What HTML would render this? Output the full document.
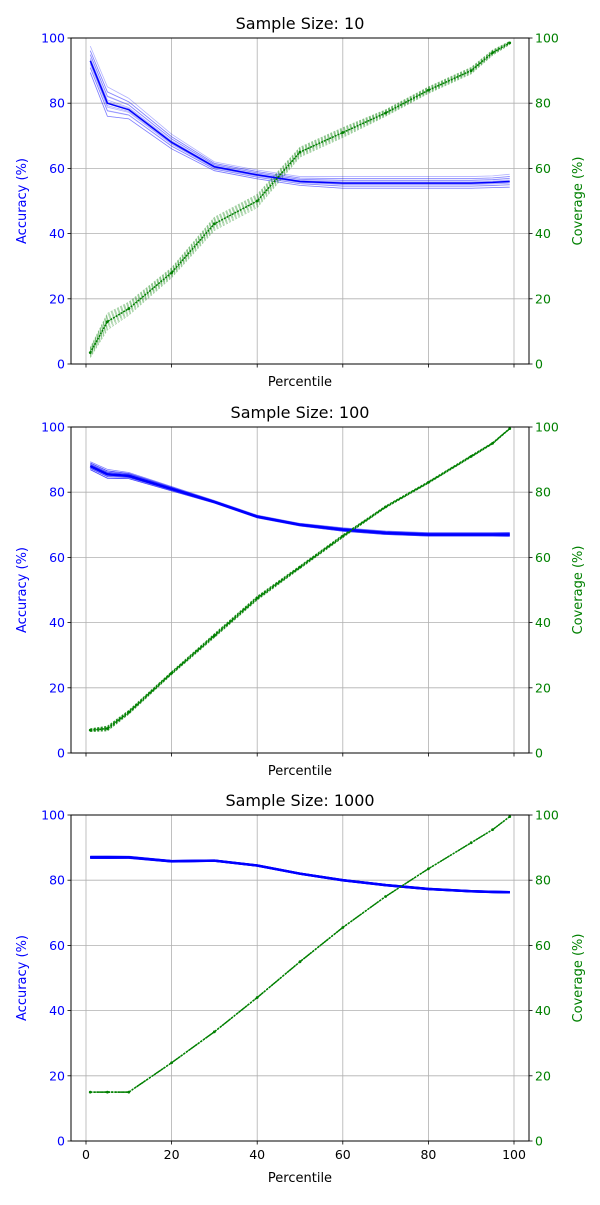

········

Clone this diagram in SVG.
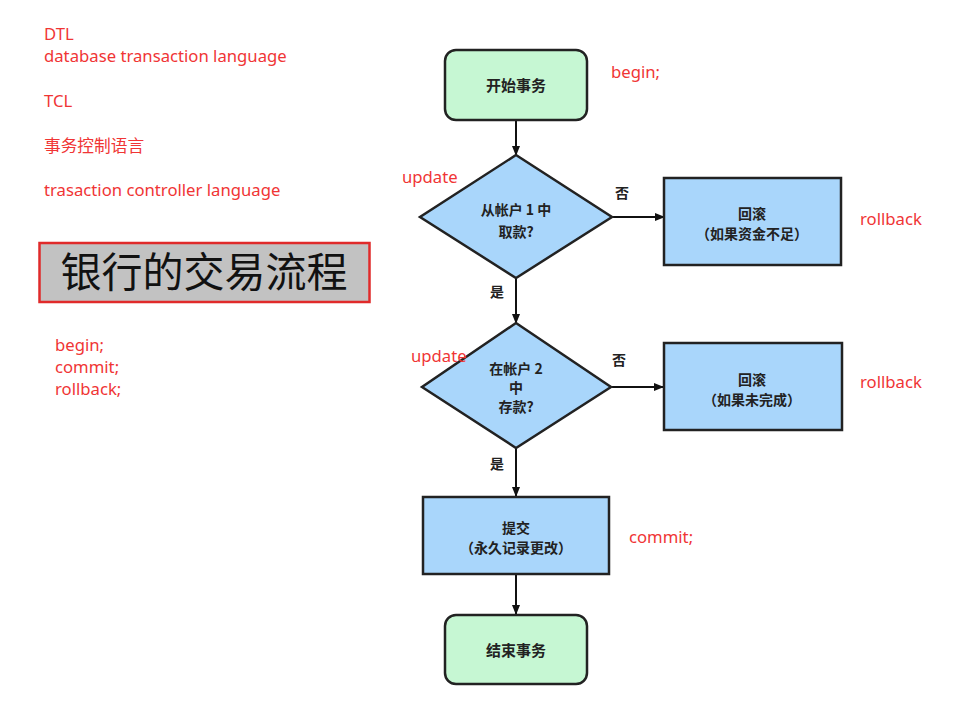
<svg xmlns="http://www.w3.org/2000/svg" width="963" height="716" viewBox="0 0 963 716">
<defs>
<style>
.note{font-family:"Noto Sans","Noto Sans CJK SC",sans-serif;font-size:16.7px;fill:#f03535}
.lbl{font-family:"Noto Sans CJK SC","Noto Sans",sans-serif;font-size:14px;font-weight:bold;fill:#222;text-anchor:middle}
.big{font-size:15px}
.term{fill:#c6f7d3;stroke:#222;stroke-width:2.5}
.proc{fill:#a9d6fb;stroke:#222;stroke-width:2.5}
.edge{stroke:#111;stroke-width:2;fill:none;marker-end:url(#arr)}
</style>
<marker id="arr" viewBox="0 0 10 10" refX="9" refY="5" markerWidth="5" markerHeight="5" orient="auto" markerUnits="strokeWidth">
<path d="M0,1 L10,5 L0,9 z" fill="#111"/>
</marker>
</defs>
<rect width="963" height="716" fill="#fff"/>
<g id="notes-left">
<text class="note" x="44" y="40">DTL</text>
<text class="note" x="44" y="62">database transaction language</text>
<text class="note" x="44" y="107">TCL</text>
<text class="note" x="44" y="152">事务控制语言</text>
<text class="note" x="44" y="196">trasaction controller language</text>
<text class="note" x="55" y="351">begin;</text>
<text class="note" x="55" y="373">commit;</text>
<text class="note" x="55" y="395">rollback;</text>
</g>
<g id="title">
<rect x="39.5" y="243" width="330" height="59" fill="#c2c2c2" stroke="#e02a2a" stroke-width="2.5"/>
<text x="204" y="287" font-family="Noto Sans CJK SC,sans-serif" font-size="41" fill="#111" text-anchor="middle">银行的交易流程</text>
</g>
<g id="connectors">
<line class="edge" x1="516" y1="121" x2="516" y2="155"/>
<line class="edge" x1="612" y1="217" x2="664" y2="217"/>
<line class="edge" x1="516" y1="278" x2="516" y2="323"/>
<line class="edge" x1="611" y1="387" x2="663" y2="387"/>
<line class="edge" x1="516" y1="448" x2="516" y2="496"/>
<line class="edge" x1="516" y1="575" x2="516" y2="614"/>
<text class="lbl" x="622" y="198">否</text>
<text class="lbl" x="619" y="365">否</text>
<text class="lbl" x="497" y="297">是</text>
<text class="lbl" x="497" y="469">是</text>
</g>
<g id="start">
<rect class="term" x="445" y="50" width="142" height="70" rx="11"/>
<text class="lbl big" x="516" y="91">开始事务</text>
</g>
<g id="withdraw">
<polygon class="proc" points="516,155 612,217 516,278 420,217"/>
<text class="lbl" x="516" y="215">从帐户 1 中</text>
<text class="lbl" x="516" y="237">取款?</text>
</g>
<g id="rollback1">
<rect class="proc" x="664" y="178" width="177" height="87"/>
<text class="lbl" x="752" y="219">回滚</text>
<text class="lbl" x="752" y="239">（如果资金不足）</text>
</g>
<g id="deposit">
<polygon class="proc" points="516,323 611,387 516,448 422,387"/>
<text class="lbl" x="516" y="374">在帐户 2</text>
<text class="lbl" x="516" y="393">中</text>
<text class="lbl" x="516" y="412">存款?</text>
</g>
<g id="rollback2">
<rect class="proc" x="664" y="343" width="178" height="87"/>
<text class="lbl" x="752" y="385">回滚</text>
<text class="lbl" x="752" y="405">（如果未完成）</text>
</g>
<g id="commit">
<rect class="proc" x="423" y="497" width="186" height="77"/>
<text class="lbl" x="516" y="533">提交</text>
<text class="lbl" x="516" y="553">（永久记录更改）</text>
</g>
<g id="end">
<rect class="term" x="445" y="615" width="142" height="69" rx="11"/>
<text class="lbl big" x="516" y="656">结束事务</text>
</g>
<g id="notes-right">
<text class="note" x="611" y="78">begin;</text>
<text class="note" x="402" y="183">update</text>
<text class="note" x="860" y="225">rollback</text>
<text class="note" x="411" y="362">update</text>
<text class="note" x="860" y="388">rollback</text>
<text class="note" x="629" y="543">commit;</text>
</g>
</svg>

········

Work to do
Filter the records for lines holding the string "this". Copy each one.

Exercise answer
What HTML would render this? Output the full document.
Clone this diagram in SVG.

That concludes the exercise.